It’s something almost all cancer patients hear when we finish treatment, “are you glad you’re done?”
There’s this idea that once the chemo is over, once the last surgery performed ,that we can just go back to how things were before being diagnosed. That life returns to the same simplicity and normalacy. The truth though is not so simple. I am changed, trauma changes people and there’s no getting around the fact that cancer is trauma. It’s trauma on the physical as well as the mental and emotional. Most of my time spent in treatment was spent almost hyper focused on the now. Getting through this day, this hour, this minute. Getting though this pain. Getting through this constant fatigue and chemo brain. There are times when I was so overwhelmed with pushing though that I would have to stop and ask myself “what do I need to get just through right now?” It makes it hard to process what’s really happening to you when all your energy is spent getting through just one moment at a time.
Sometimes I could trick myself into believing life would just go back. Daydream about life after chemo. Sometime even now in the day to day of life I can pretend my life is a lot like anyone else’s. That is until my shoe falls off my prosthetic foot, or until someone makes a comment on how my hair is coming in.
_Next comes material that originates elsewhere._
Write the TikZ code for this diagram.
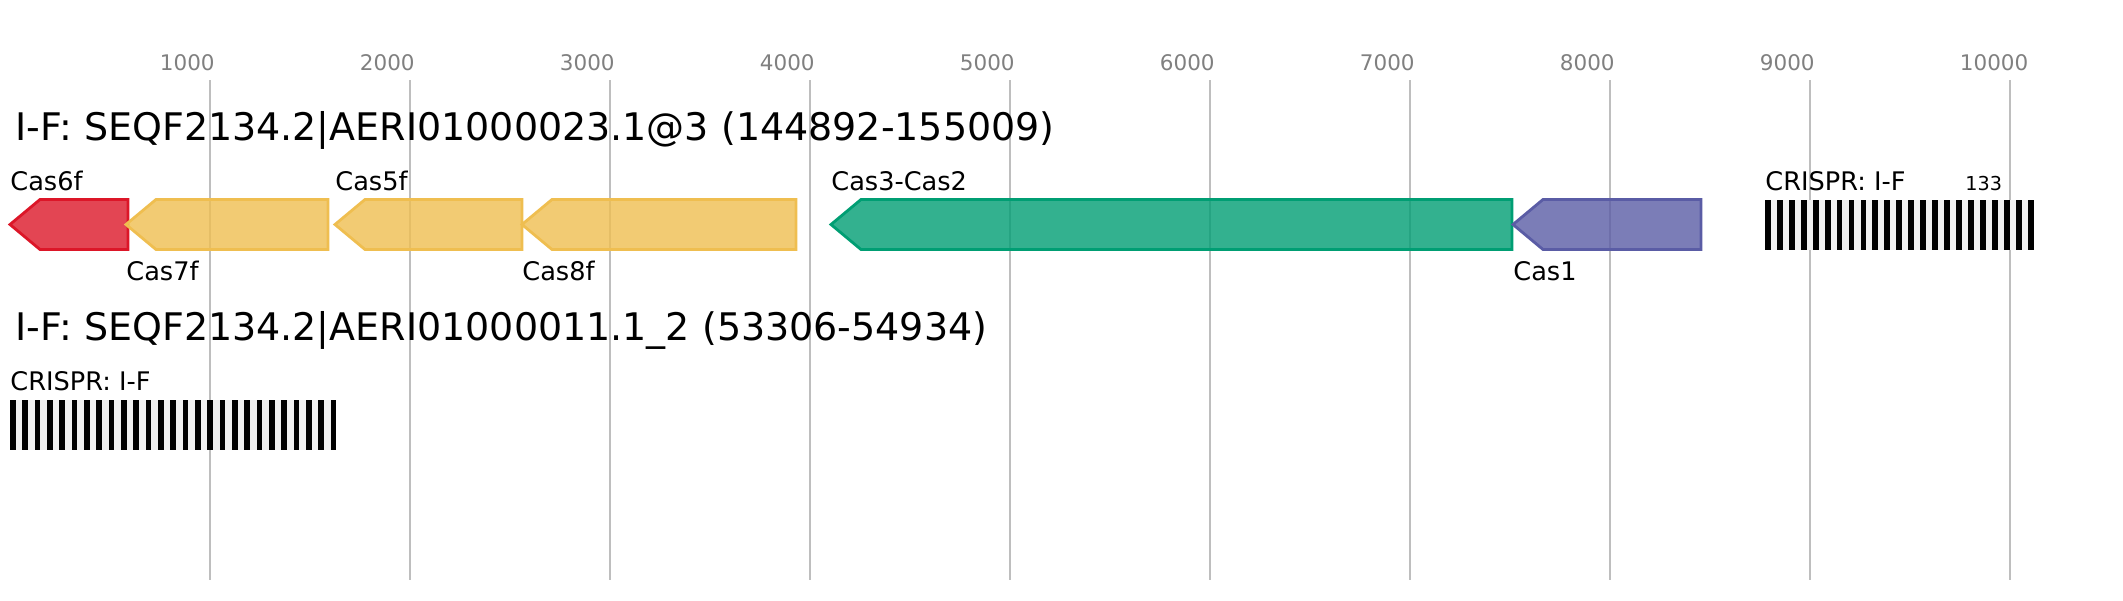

It’s strange to go from putting away laundry to feeling like the air has been sucked out of you because it jumps into your head ” HEY! YOU’RE THE ONE THAT HAD CANCER, IT WASN’T SOMEONE ELSE.”
The thing is the fist time I had cancer for the most part things did go back to normal. I really did become a typical teen, a typical woman, a typical mom. Enough time started to pass that check ups became social affairs to catch up with my favourite Doctors and the anxiety of cancer coming back was gone. This time though, there’s is no going back to “before”. I know too much. I know there are no guarantees. I know there is no cured. I will always be at higher risk for reoccurrence, both because of my BRCA 1 mutation and my history with cancer. I’m forcing myself as well this time to really processing what I’ve been through, instead of shoving it away and pretending it’s a chapter I can close instead of a theme of my life story. Processing is hard, it has many ups and downs. There are days where I am so fucking grateful I get to live this life. Day’s where I look around and am in love with just watching my children play, or snuggling into my own bed. Those days I feel like cancer was a weird gift. Then there are days where I wake up soaked in blood because even though I’m in menopause the hormone treatment isn’t quiet working. Days when I want to cry because my children try to whisper secrets in my ear and I can’t hear them because chemo has taken all my high pitch hearing. Those days I seem to focus on what cancer has taken. The funny thing is the grateful for cancer and angry at cancer feelings can come and go as quick as you can turn a light on and change when I least expect it.
I went for my follow up appointment a few days ago and while everything is clear for now I got in my car and just wanted to sob. I brought my kids with me and my oldest asked why we were there, what was the Dr going to do, what was she looking for, what would happen if she found something. When she left he asked “did she find any lumps or bumps?” and look almost relieved but also like he didn’t quiet believe me when I told him “no new lumps or bumps!”
There was talk at that appointment of not if but when I get cancer again. There was talk of more surgery due to side effects from my treatment. There was talk of my follow up schedule (every 3-4 months for the next 2 years). There was talk of which scans, bloodwork and referrals come next. There was no talk of done. There will never be talk of done.